The Principal Secretary of the State Department for Micro, Small and Medium Enterprises (MSME) Susan Mang'eni has highlighted the crucial role MSMEs play in Kenya's economy.
Speaking at a panel discussion on KBC, Mang'eni underscored that MSMEs contribute approximately 40% of the country's Gross Domestic Product (GDP) and provide 90% of jobs, emphasizing their importance in driving economic growth and employment.
"MSMEs contribute about 40% of our GDP, and 90% of our jobs," Mang'eni stated.
Mang'eni's comments shine a light on the immense potential of the MSME sector, which forms the backbone of the nation's economy by creating jobs and fostering economic activity.
Despite their substantial contributions, Mang'eni noted that the MSME sector remains under-exploited, suggesting that it has the potential to contribute even more significantly to the economy.
"Unfortunately, we are under-exploiting them because we have an opportunity to contribute up to 80% of the country's GDP," she remarked.

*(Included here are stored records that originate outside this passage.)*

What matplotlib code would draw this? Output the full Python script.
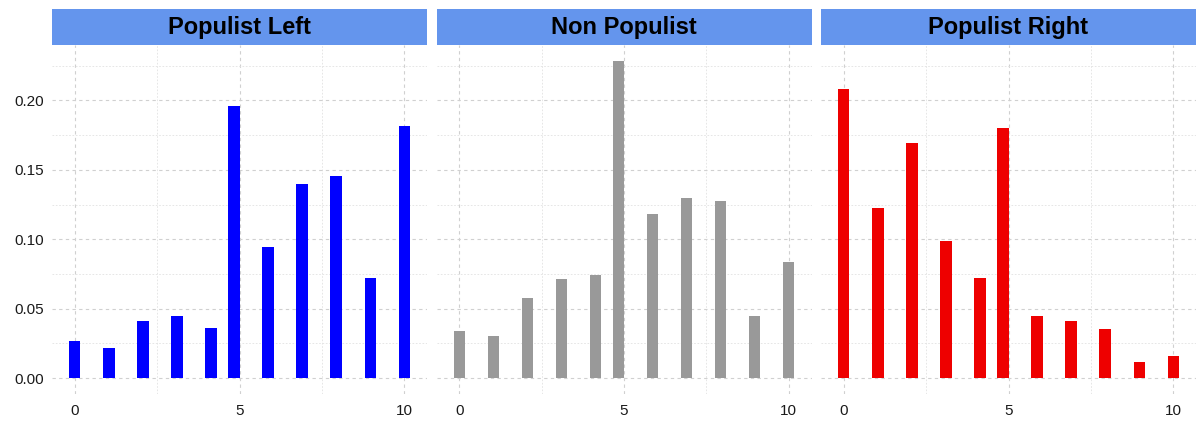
import numpy as np
import matplotlib
matplotlib.use("Agg")
import matplotlib.pyplot as plt
from matplotlib.patches import Rectangle
from matplotlib.ticker import MultipleLocator

scores = np.arange(0, 11)
panels = ["Populist Left", "Non Populist", "Populist Right"]
populist_left = [0.0271, 0.0214, 0.0412, 0.0451, 0.0362, 0.1962, 0.0942, 0.1396, 0.1453, 0.0722, 0.1813]
non_populist = [0.0343, 0.0302, 0.0580, 0.0714, 0.0743, 0.2285, 0.1182, 0.1295, 0.1278, 0.0444, 0.0835]
populist_right = [0.2082, 0.1228, 0.1691, 0.0988, 0.0719, 0.1801, 0.0448, 0.0415, 0.0357, 0.0115, 0.0163]
series = [populist_left, non_populist, populist_right]
colors = ["#0000FF", "#999999", "#EE0000"]
y_ticks = [0.00, 0.05, 0.10, 0.15, 0.20]
x_ticks = [0, 5, 10]

plt.rcParams["font.family"] = ["Liberation Sans", "DejaVu Sans"]

W, H = 1196, 421
fig = plt.figure(figsize=(W / 100, H / 100), dpi=100)

# histogram binning: 30 bins over 0..10 (ggplot style)
nbins = 30
bw = (scores.max() - scores.min()) / (nbins - 1)
bin_idx = np.ceil(scores / bw - 0.5)
centers = bin_idx * bw

xlo = -bw / 2
xhi = scores.max() + bw / 2
xpad = (xhi - xlo) * 0.05
ymax = max(max(s) for s in series)
ypad = ymax * 0.05

lefts = [52, 436.5, 821]
pw = 375
ptop, pbot = 45, 394
strip_top, strip_bot = 8.5, 44.5

for i, (name, vals, col) in enumerate(zip(panels, series, colors)):
    ax = fig.add_axes([lefts[i] / W, (H - pbot) / H, pw / W, (pbot - ptop) / H])
    ax.bar(centers, vals, width=bw, color=col, edgecolor="none", zorder=3)
    ax.set_xlim(xlo - xpad, xhi + xpad)
    ax.set_ylim(-ypad, ymax + ypad)
    ax.xaxis.set_major_locator(MultipleLocator(5))
    ax.xaxis.set_minor_locator(MultipleLocator(2.5))
    ax.yaxis.set_major_locator(MultipleLocator(0.05))
    ax.yaxis.set_minor_locator(MultipleLocator(0.025))
    ax.set_xticks(x_ticks)
    ax.set_yticks(y_ticks)
    ax.grid(which="major", color="#d0d0d0", linestyle=(0, (3, 3)), linewidth=0.8, zorder=0)
    ax.grid(which="minor", color="#e2e2e2", linestyle=(0, (2, 2)), linewidth=0.6, zorder=0)
    for sp in ax.spines.values():
        sp.set_visible(False)
    ax.tick_params(which="both", length=0, labelsize=11, labelcolor="#1a1a1a")
    ax.tick_params(axis="x", pad=7)
    ax.tick_params(axis="y", pad=6)
    ax.set_xticklabels([str(t) for t in x_ticks])
    if i == 0:
        ax.set_yticklabels([f"{t:.2f}" for t in y_ticks])
    else:
        ax.set_yticklabels([])
    # strip
    sax = fig.add_axes([lefts[i] / W, (H - strip_bot) / H, pw / W, (strip_bot - strip_top) / H])
    sax.set_axis_off()
    sax.add_patch(Rectangle((0, 0), 1, 1, transform=sax.transAxes, facecolor="#6495ED",
                            edgecolor="none"))
    sax.text(0.5, 0.47, name, ha="center", va="center", fontsize=17, fontweight="bold",
             color="black", transform=sax.transAxes)

fig.savefig("out.png", dpi=100, facecolor="white")
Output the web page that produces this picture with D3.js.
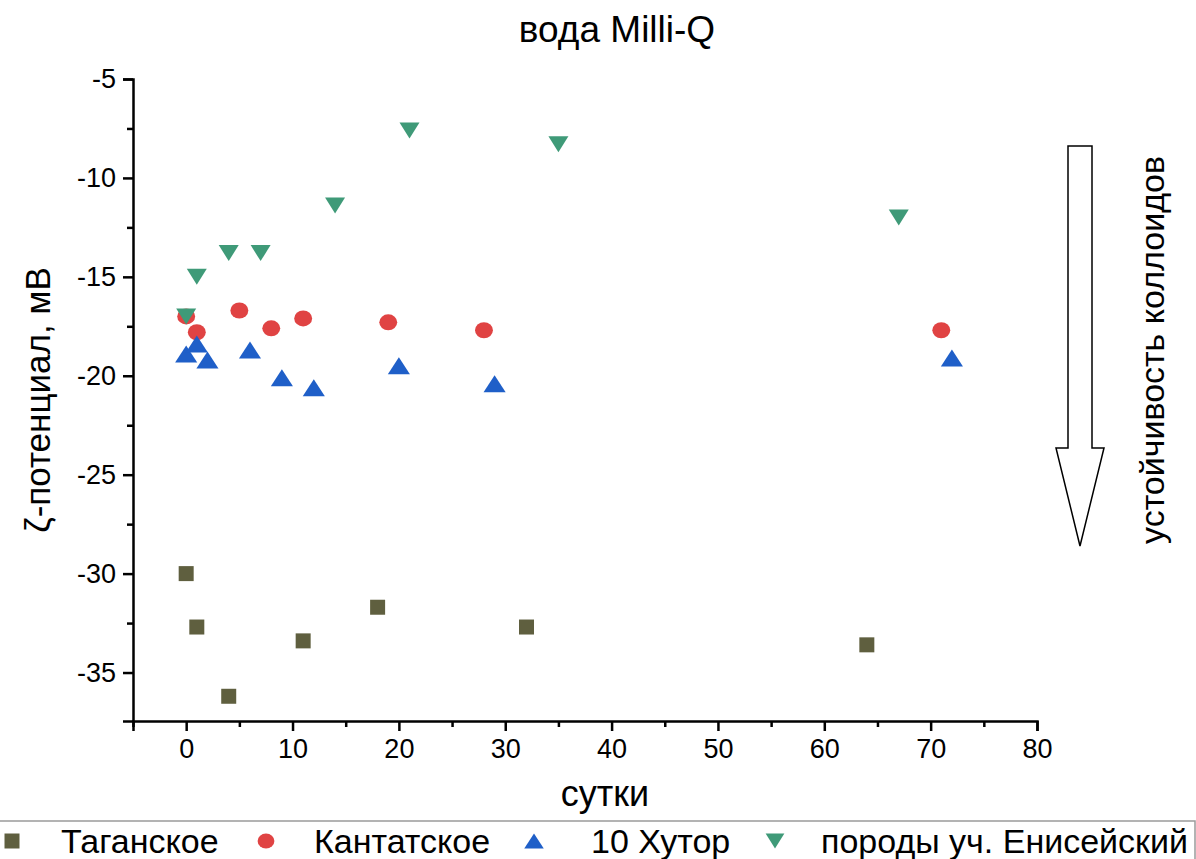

This observation points to a considerable untapped potential within the sector, which, if harnessed effectively, could lead to substantial economic growth and development.
In her previous address, the Principal Secretary stated that the sector is instrumental in creating jobs and ensuring economic development.
"The MSME sector is a critical component of the economy, contributing significantly to job creation, poverty eradication and economic growth," the PS said.
Speaking on the same panel, Agriculture Principal Secretary Paul Ronoh disclosed that the government had rolled out a plan to employ seven young people from every ward to enable agricultural programs.
"We're employing 7 young people in every ward which is around 10,000 youth in the next 3 to 4 months to assist farmers. During Madaraka Day we already had 3,000 youths recruited in agricultural programs," Ronoh stated.
President William Ruto's Bottom-Up Economic Transformation Agenda targets sectors with high impact to drive economic recovery.
The BETA objectives are: bringing down the cost of living, eradicating hunger, creating jobs, expanding the tax base, improving foreign exchange balances and inclusive growth.